Red Sparrow is Male Gaze as Female Empowerment
James Cameron made some comments last year concerning Wonder Woman where he called the movie a “step backward” because of how beautiful Diana was, comparing Diana to Sarah Conner saying “[Sarah] was strong, she was troubled, she was a terrible mother, and she earned the respect of the audience through pure grit.” This idea, that women have to be troubled, broken and have “pure grit” to rebuild themselves is at the core of Red Sparrow.
[Spoilers for Red Sparrow]
Red Sparrow is about Dominika Egorova, a prima ballerina who is injured during a performance. No longer being useful to the state and with her mother suffering from chronic illness, she turns to her powerful uncle for help. After Dominika witnesses an assassination take place while being raped, her uncle suggests she enlists as a Sparrow in order to preserve her life. A seductive spy who will give her body for the state. A sexy patriot if you will.
Her mission is to get close to Joel Edgerton’s CIA agent character Nate Nash (pour one out for that creativity) and figure out who is the mole inside of the Russian government giving information to the U.S. Which, of course, means, sexy bathing suits and a “romance.”
Jennifer Lawrence talked about about how Red Sparrow is an “empowering” movie for women, as well as how filming nude scenes for the movie was part of her reclaiming her body from the leak of nude photos she experienced back in 2015. I am glad that was Lawrence’s experience. I can say that while she may have felt empowered and there is definitely an illusion of victory at the end of the movie, everything leading up to that moment does not feel earned from the torment we have had to watch this woman experience.
None of it is any more appealing to watch when it happens to male characters in a half-hearted attempt at equality. While we do get a flash of a penis in this movie, it does not equal the same nudity and sexual brutality we are forced to see Jennifer Lawrence’s Dominika go through.
Before she even enters Sparrow School, we see Dominika be inappropriately touched by a powerful man and have to swallow that discomfort. The rape scene she is forced into is painful to watch and while that is the point, there is no point where any man is sexually threatened in that way.
In Sparrow School or as it is referred to later as “whore school” depicts itself a place where both men and women are expected to give their bodies up for the state.
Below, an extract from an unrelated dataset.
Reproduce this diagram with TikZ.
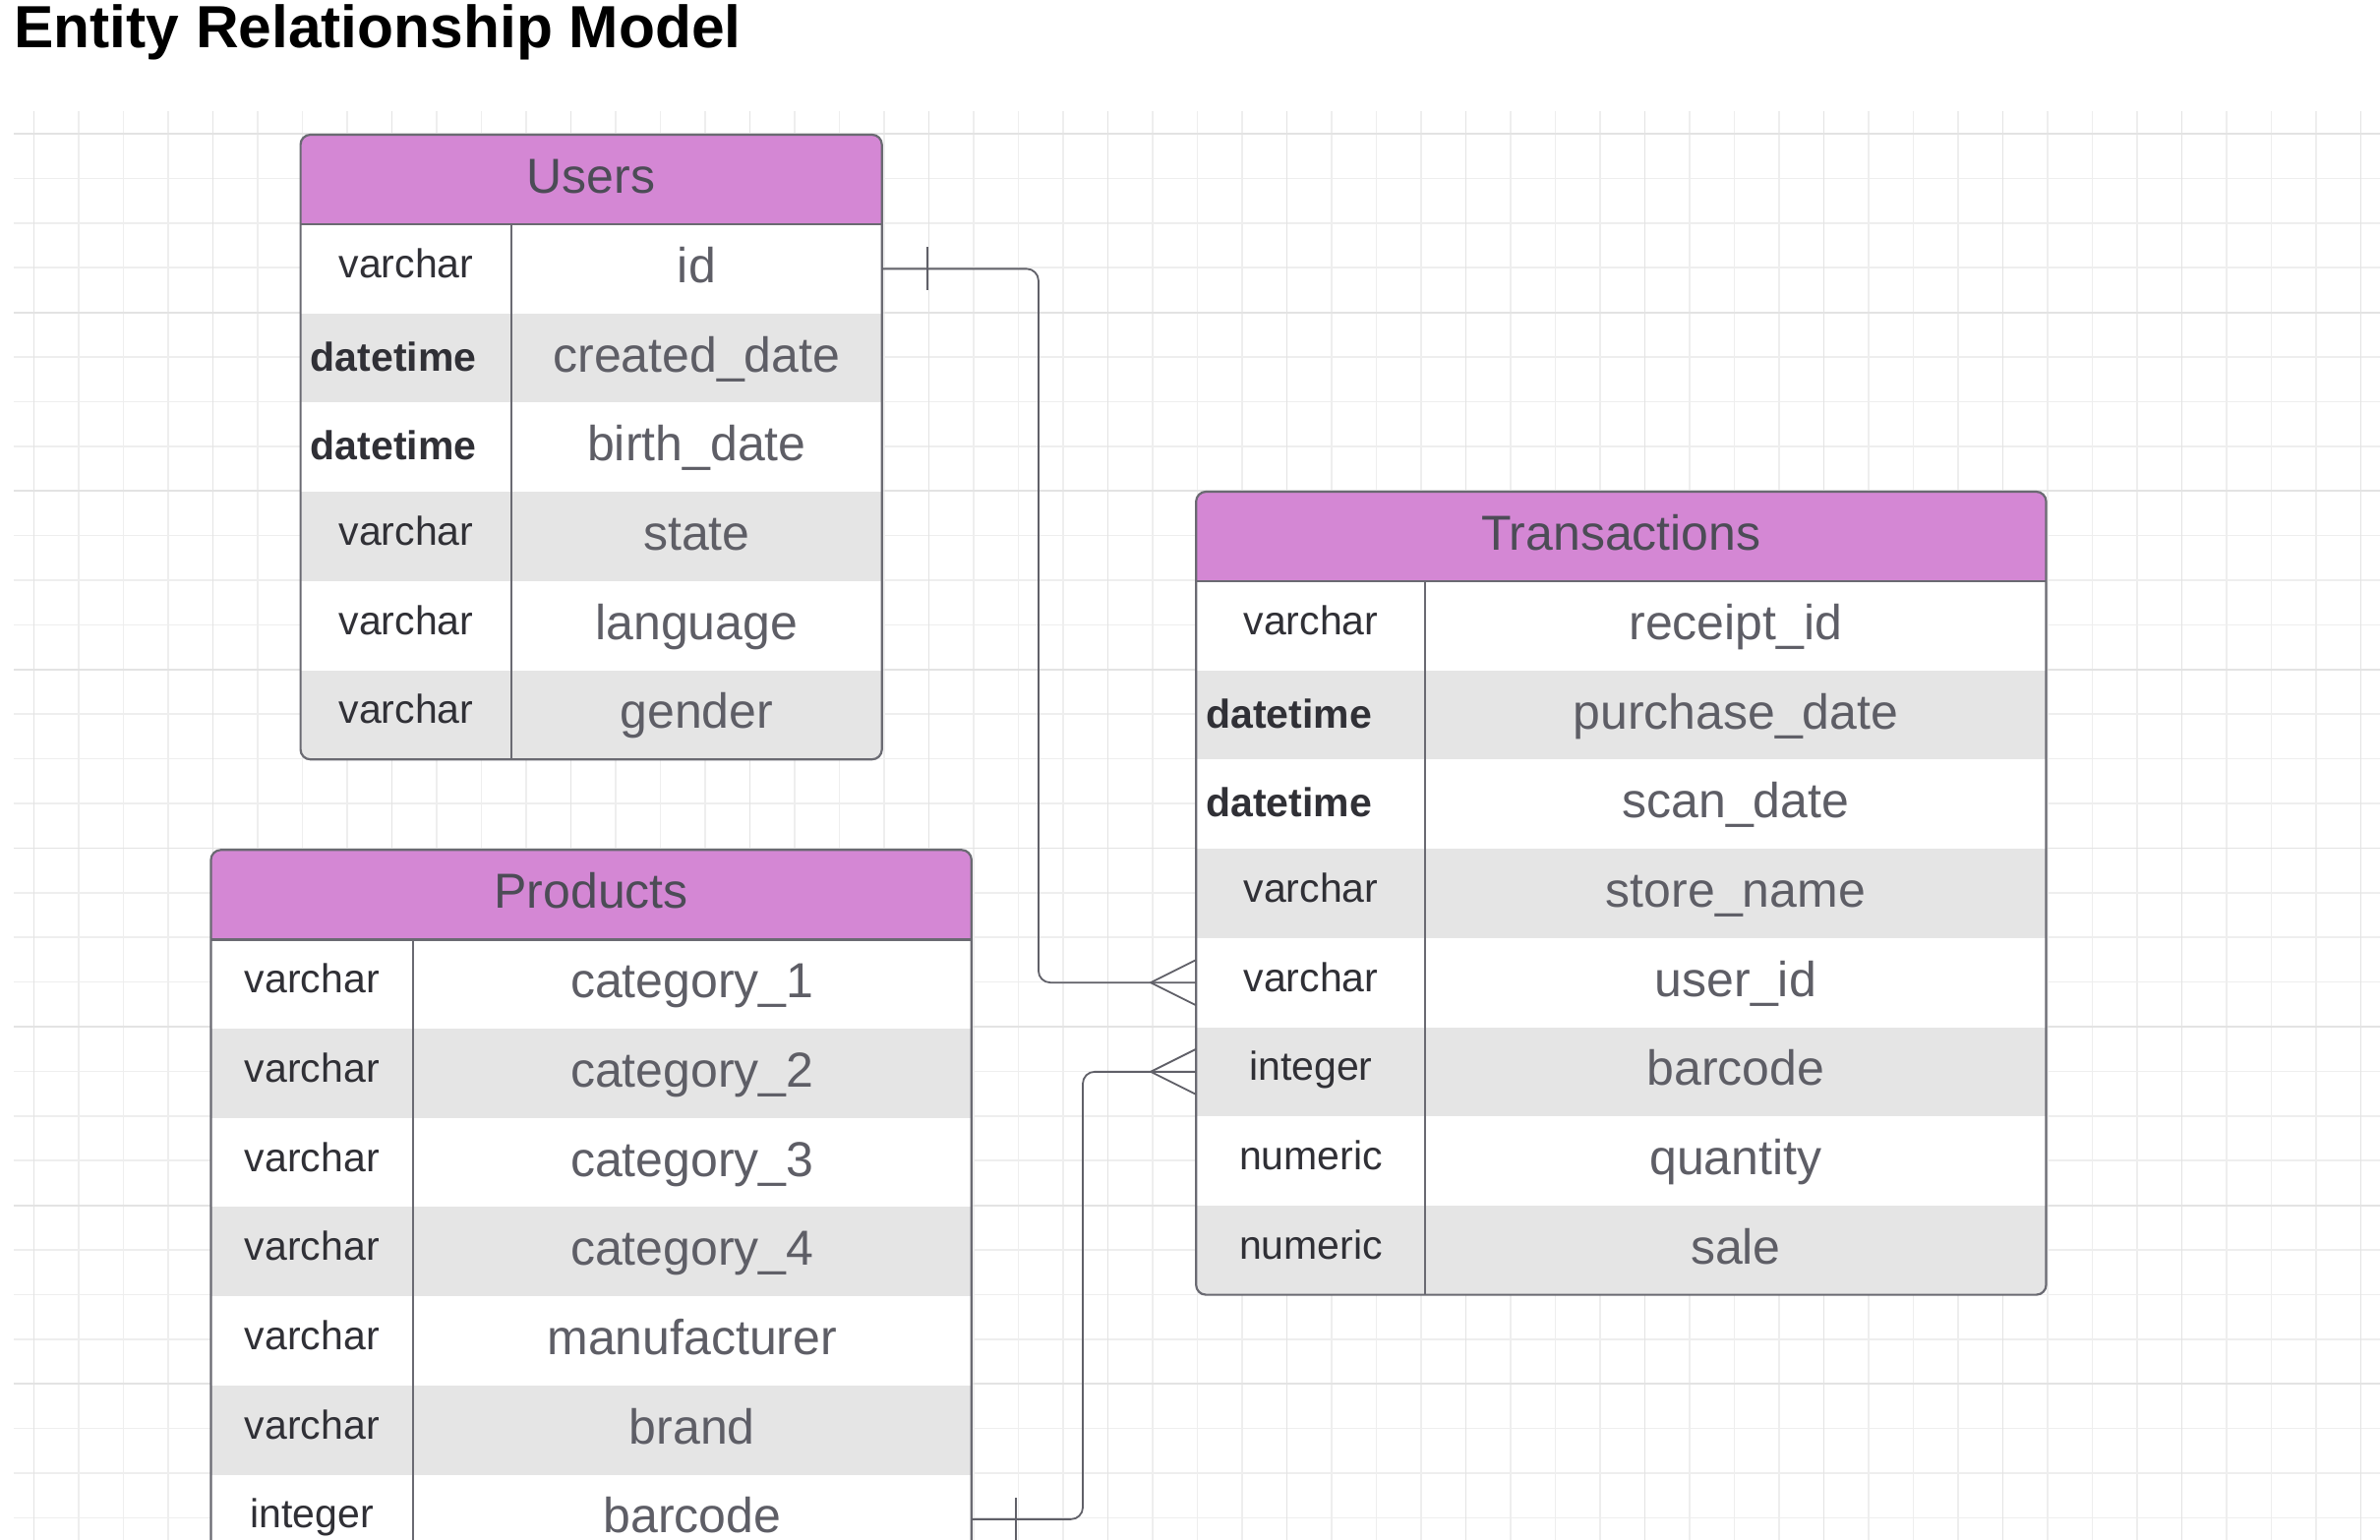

However, other than one male character flashing his Stalingrad it’s two women who we are seen to be sexually brutalized.
One of the female Sparrows is forced to attempt a blowjob and when she says she can’t, quivering and shaking, she is told that she will try again and again until she is able to. The Matron then touches all over her clothed body, telling them how they should learn to fake sexual desire.
Dominika is almost raped and when she defends herself she is reprimanded, but then gets an opportunity to shame her would-be-rapist but taking the power away, it is still Lawrence, naked and legs spread apart while her attempted rapist remains clothed sadly trying to get erect. And the thing is, I understand the intent behind this scene, look how powerful she is because even though she’s naked, she’s really exposing him.
Except, that’s crap when the only people we see getting sexually violated or being traumatized by that sexual violence are women. This is a male idea of female empowerment. The White Princess did something similar, but in that scene, which was written and directed by women, the female character was clothed. The scene in The White Princess focused on the heroine’s pain and not the discomfort of the man who was raping her.
Are we expected to believe that male sparrows don’t feel any violation of their sexual autonomy and it’s just the women who end up traumatized like Marta, Dominika’s sparrow roommate? All of this is compounded by the fact that Dominika is only doing any of this to take care of her mother and because her only options are to be a Sparrow or die. This is not her choice.
In their review of the movie, Pajiba author Kristy Puchko pretty much sums up my major grief with the film in this paragraph.
Red Sparrow takes its “strong female character” and repeatedly ogles her, strips her (of her clothes and power), sexually assaults her, beats her, then ogles her some more. Red Sparrow offers lip-service to feminism by having a woman fight against the patriarchal institutions that have made her a “whore” for the government. But really, this is a paper-thin excuse to leer at Lawrence whether she’s swanning around in low-cut gowns and skimpy bathing suits, or screaming naked and in terror.
All of this happens so that at the end of the movie there can be a dramatic reveal of Jennifer Lawrence being the Chessmaster and setting up her creepy uncle to take the fall so that she and Jeremy Iron’s character can be moles for the CIA. This reveal is supposed to make up for everything because now the pawn has become the queen:
Contrary to the way my writing may come across, I was not offended by this movie, I was just tired. The most irritating thing about Red Sparrow is that it wants me to be satisfied with watching a woman be tortured and tormented for two hours, for a payoff in the end. I’m sorry, but no thank you. Female action heroines do not need to be traumatized and raped and tortured in order to be strong. Female action heroines don’t need to exist in a film where every other woman their age is either a rival or an enemy.
That may be empowering for Jennifer Lawrence, but it’s not empowering to me.